François Bayrou — M. Fraternité — a mené une campagne très intelligente. Il est le candidat le plus présidentiable et le plus sympathique. Il veut diriger une coalition centriste des pragmatiques et des bien intentionnés, à droite et à gauche, pour une réforme graduelle consensuelle. Le problème est que la France sort de 25 années de tentatives de réformes consensuelles qui ne l'ont en fait conduite nulle part.

Pourtant, demain, M. Bayrou, à 55 ans, pourrait créer la surprise.
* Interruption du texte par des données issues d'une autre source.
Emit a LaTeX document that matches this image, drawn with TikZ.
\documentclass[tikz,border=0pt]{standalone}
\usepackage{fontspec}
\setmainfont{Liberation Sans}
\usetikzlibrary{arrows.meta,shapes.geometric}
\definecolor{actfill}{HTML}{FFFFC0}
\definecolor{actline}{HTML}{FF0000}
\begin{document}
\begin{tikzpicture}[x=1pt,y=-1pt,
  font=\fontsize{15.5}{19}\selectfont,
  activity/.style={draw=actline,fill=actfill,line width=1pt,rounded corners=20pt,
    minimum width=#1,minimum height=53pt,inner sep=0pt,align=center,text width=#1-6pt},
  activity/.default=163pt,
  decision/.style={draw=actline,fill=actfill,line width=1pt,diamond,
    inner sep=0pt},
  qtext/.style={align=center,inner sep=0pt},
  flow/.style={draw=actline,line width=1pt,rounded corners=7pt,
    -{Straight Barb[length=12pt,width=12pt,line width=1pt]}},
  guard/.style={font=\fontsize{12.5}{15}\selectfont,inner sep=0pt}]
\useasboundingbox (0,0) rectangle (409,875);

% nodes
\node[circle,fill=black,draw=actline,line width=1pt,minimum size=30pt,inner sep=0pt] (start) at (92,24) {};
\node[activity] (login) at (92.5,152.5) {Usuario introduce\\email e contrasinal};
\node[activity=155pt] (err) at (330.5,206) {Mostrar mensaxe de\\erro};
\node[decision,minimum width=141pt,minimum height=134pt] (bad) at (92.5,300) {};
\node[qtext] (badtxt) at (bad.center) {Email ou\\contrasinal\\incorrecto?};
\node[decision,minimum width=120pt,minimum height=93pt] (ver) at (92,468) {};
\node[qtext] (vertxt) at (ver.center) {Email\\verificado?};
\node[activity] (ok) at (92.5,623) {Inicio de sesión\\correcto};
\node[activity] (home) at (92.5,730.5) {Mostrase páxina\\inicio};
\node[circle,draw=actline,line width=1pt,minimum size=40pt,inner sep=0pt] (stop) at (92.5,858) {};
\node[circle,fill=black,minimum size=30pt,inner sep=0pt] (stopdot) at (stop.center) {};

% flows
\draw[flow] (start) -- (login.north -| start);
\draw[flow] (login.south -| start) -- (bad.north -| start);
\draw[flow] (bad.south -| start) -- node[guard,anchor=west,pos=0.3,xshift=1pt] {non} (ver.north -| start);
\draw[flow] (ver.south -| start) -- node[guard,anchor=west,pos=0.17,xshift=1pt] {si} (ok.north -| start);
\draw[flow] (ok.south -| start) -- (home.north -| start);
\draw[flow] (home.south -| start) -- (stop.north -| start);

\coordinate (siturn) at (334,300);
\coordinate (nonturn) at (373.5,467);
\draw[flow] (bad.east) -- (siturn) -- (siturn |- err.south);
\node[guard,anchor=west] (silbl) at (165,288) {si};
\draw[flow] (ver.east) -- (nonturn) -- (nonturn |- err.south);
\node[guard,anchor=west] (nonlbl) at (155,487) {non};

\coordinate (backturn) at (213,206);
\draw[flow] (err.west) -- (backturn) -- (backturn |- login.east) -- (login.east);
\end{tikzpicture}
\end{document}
Lors de mes voyages, j'ai rencontré peu de personnes qui le rejetaient activement et beaucoup pensaient voter pour lui. Michael, un adolescent au chômage en Lorraine, a dit : "Je ne sais pas trop quoi penser de lui mais je ne peux pas sentir les autres."

Parmi les candidats capables d'atteindre le second tour, il reste Jean-Marie Le Pen (M. Brutalité). Il a commencé sa campagne en parlant de ses "valeurs républicaines" et l'a terminée en attaquant Sarkozy parce que ses deux grands-parents étaient hongrois et que l'un d'entre eux était juif. De nombreux facteurs — le discours très ferme de M. Sarkozy, la promesse d'une forte participation — suggèrent que M. Le Pen, à 78 ans, ne créera pas un séisme en France et dans le monde en atteignant le second tour une deuxième fois.

Toutes les prévisions sur cette élection, fascinante et exaspérante à la fois, risquent d'être fort ridicules. Mais nous allons quand même nous risquer à en faire une. J'ai sollicité l'aide de Thierry Flandin, le conseiller régional de centre-droit de la petite ville de Donzy, dans l'ouest de la Bourgogne. Donzy est l'instantané politique de la France : cette ville vote presque toujours comme l'ensemble du pays. "Il y a une indécision énorme jusqu'à la ligne d'arrivée," a-t-il déclaré. "Mais mon sentiment est que Ségolène arrivera à atteindre le second tour, en compagnie de Sarkozy."

M. Flandin prédit que les quatre premiers candidats finiront dans l'ordre suivant : Sarkozy, Royal, Bayrou et Le Pen.